Exercise material:
——————————

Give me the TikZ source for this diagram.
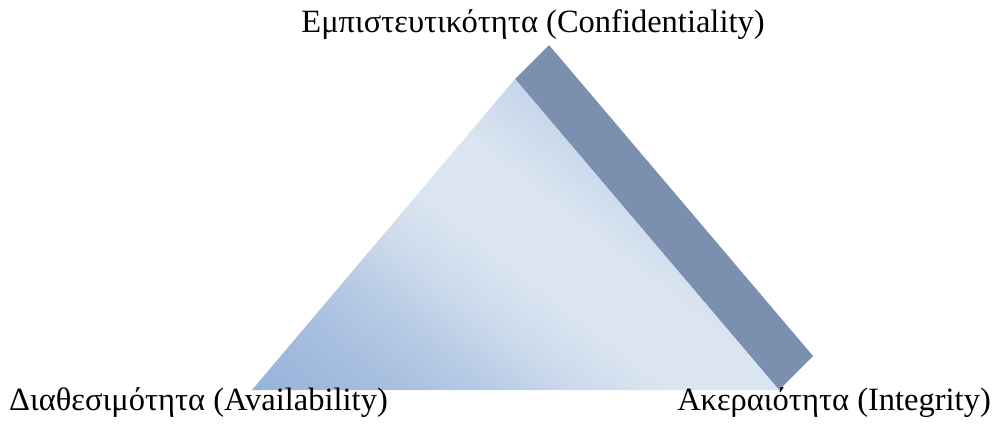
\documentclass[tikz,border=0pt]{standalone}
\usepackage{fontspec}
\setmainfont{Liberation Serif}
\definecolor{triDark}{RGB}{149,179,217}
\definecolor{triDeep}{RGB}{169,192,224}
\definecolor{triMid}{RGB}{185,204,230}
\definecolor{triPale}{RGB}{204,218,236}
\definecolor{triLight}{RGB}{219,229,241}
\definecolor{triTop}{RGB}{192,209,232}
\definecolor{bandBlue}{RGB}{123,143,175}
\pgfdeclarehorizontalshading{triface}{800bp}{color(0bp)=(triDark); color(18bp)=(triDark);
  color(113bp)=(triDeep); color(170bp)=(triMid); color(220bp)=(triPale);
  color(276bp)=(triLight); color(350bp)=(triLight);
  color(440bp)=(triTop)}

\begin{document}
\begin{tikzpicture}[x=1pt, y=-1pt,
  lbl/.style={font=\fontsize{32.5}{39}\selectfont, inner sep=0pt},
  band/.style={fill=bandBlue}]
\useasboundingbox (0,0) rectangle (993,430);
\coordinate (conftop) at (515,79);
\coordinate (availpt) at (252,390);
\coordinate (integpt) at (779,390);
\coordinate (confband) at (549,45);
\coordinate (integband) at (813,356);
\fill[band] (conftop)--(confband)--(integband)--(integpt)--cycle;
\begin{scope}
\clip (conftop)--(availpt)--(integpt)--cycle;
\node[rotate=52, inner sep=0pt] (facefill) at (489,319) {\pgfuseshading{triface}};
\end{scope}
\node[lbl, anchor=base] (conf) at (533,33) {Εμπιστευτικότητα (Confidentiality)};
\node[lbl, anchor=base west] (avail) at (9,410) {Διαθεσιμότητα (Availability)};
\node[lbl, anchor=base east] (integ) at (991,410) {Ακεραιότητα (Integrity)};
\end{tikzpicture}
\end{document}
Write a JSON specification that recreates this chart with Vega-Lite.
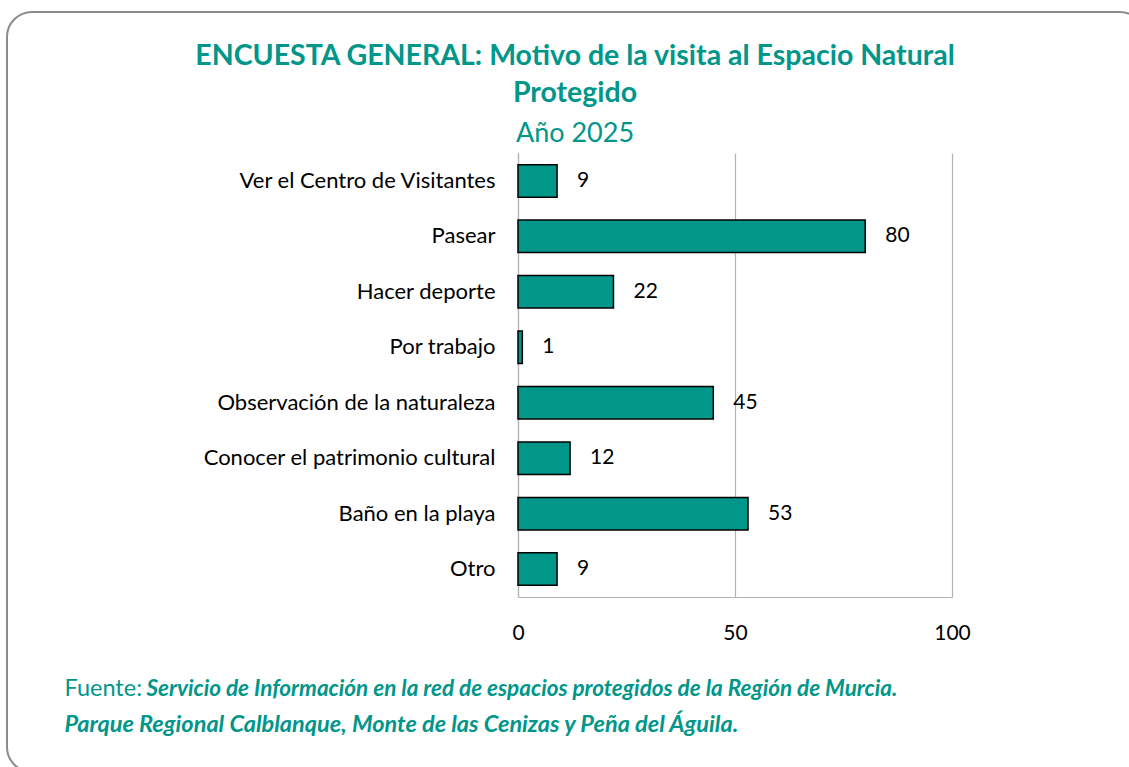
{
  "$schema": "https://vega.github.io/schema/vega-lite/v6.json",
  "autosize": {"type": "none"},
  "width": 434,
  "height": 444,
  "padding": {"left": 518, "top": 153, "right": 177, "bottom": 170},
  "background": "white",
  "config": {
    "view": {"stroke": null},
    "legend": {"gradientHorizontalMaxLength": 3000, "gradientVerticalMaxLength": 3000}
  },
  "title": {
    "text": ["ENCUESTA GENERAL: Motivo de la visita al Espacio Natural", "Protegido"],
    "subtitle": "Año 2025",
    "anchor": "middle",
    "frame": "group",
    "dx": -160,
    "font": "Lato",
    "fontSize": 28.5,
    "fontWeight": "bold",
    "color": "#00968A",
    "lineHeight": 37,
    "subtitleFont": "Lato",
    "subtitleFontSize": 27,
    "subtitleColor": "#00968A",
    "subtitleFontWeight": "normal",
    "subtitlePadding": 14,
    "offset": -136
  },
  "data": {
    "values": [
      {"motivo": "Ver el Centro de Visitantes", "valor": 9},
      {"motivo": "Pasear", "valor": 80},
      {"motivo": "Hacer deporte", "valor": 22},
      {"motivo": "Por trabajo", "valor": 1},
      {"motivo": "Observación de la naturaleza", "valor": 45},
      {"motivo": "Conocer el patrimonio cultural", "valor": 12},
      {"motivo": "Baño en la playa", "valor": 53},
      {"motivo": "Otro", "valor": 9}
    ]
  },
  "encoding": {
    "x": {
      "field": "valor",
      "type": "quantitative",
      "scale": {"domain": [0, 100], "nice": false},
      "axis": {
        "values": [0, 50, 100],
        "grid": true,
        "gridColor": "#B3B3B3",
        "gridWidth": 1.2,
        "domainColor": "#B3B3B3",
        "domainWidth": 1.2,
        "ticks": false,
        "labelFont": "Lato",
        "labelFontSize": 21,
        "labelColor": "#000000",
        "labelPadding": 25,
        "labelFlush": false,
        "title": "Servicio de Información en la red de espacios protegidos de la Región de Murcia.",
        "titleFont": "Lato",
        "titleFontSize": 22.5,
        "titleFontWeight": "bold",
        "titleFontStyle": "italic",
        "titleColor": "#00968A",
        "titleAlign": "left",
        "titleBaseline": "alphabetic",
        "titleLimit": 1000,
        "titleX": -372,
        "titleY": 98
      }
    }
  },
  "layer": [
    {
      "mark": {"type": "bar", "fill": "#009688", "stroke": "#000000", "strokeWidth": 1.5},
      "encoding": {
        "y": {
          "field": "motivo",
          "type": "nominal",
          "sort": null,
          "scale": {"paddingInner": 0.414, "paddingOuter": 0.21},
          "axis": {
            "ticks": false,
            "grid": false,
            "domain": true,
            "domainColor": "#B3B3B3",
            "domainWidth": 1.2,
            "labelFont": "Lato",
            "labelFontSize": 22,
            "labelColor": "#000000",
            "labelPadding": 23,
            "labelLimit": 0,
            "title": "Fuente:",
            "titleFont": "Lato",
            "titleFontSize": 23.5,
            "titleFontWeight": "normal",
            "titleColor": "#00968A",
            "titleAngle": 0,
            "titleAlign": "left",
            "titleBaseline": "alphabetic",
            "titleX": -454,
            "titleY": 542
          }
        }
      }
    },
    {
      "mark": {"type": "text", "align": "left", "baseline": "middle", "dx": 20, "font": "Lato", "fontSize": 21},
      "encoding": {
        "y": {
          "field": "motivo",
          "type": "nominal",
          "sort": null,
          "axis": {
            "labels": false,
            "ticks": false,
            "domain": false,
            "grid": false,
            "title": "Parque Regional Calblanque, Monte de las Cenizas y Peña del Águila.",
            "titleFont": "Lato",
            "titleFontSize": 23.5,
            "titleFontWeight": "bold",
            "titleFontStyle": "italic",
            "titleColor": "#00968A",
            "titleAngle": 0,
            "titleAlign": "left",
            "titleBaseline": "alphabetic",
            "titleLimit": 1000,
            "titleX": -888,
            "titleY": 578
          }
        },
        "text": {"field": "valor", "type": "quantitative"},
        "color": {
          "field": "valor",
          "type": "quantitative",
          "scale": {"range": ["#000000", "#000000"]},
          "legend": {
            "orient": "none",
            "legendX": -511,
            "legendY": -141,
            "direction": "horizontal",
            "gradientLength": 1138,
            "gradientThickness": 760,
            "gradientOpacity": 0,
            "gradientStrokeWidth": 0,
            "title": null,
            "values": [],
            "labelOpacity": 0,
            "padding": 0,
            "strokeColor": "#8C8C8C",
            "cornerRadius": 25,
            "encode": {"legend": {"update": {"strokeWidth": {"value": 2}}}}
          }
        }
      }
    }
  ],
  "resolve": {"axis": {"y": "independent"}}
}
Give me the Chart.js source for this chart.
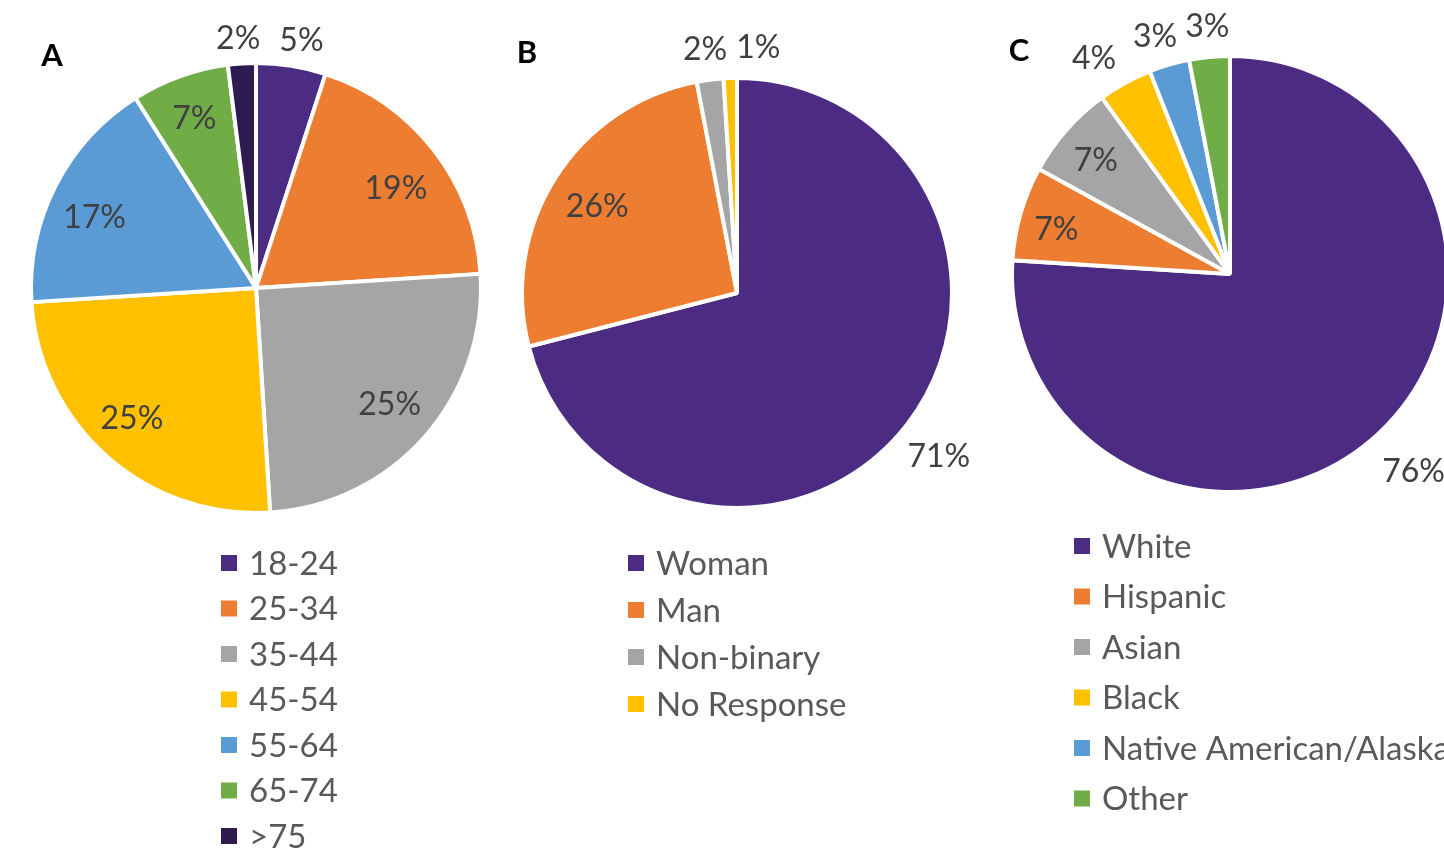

——————————

Instructions for the task:
Each line that contains the string "Give" counts once; say how many there are and nothing else.

Response to the exercise:
2